* [Written instruction]
Nothing but the lines from the top of the data to the line holding "import seaborn as sns" should be printed, word for word and both ends included; leave the pictures out.

* [Data provided]
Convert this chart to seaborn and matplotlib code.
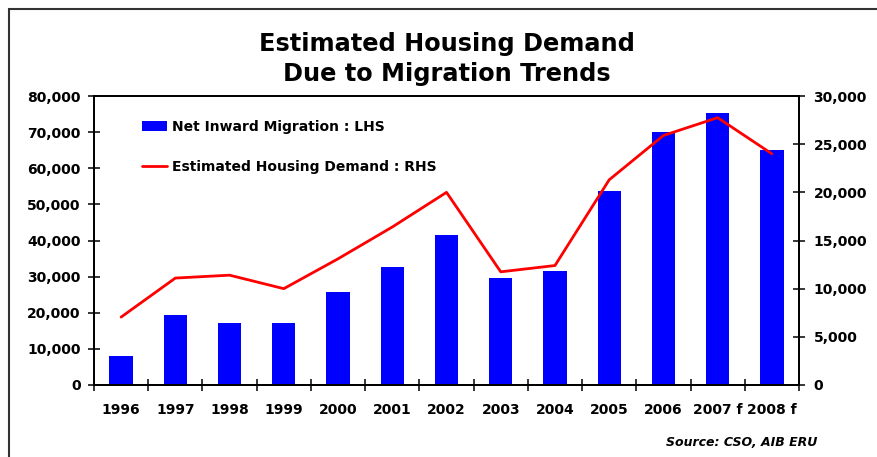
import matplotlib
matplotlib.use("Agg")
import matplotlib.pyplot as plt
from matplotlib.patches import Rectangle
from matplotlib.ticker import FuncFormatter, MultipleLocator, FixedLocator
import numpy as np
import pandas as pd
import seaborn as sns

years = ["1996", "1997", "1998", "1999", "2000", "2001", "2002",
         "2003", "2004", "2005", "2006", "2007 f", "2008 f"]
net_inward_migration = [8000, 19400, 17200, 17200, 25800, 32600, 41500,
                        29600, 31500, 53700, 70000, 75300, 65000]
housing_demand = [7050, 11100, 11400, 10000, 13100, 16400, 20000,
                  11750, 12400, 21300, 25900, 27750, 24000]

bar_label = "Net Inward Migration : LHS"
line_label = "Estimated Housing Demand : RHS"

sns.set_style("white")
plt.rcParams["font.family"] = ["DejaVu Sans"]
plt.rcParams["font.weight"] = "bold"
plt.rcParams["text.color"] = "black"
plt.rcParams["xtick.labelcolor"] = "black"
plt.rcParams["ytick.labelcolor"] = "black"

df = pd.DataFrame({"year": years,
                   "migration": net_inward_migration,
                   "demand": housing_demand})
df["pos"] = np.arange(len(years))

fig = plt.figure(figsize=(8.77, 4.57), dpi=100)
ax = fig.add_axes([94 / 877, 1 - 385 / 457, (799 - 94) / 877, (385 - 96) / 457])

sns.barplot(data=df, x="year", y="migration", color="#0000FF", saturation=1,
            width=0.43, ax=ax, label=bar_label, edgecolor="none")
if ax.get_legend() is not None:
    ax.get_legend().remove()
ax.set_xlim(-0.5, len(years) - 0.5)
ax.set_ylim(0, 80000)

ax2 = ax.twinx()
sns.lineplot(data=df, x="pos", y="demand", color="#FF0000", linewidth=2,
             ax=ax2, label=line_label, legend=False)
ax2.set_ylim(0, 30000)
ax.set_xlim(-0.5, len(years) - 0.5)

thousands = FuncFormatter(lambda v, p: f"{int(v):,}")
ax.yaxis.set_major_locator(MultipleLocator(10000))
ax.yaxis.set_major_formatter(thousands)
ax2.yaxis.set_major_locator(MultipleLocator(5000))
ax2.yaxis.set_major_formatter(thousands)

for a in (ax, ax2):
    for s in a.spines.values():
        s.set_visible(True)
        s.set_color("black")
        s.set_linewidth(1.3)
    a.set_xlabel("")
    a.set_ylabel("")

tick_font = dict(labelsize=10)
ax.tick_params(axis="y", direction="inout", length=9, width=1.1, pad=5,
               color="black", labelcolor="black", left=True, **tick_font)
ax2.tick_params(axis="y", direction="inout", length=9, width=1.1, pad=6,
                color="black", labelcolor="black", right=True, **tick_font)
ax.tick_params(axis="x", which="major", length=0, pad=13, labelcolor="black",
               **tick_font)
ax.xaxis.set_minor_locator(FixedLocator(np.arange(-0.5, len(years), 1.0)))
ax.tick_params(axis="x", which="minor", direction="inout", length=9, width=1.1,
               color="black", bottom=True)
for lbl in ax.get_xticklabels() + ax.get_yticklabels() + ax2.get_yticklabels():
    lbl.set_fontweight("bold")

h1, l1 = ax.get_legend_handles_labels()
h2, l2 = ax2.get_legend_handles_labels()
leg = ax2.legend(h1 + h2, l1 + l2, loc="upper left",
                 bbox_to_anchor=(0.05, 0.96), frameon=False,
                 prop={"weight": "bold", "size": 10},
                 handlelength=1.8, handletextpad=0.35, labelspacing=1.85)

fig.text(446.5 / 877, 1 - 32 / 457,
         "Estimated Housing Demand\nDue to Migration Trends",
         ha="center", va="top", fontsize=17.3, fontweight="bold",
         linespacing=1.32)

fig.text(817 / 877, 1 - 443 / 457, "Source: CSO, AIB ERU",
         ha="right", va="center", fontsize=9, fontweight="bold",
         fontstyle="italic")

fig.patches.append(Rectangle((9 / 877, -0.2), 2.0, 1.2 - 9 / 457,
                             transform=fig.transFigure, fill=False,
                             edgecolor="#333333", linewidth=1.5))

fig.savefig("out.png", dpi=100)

* [Full solution]
Convert this chart to seaborn and matplotlib code.
import matplotlib
matplotlib.use("Agg")
import matplotlib.pyplot as plt
from matplotlib.patches import Rectangle
from matplotlib.ticker import FuncFormatter, MultipleLocator, FixedLocator
import numpy as np
import pandas as pd
import seaborn as sns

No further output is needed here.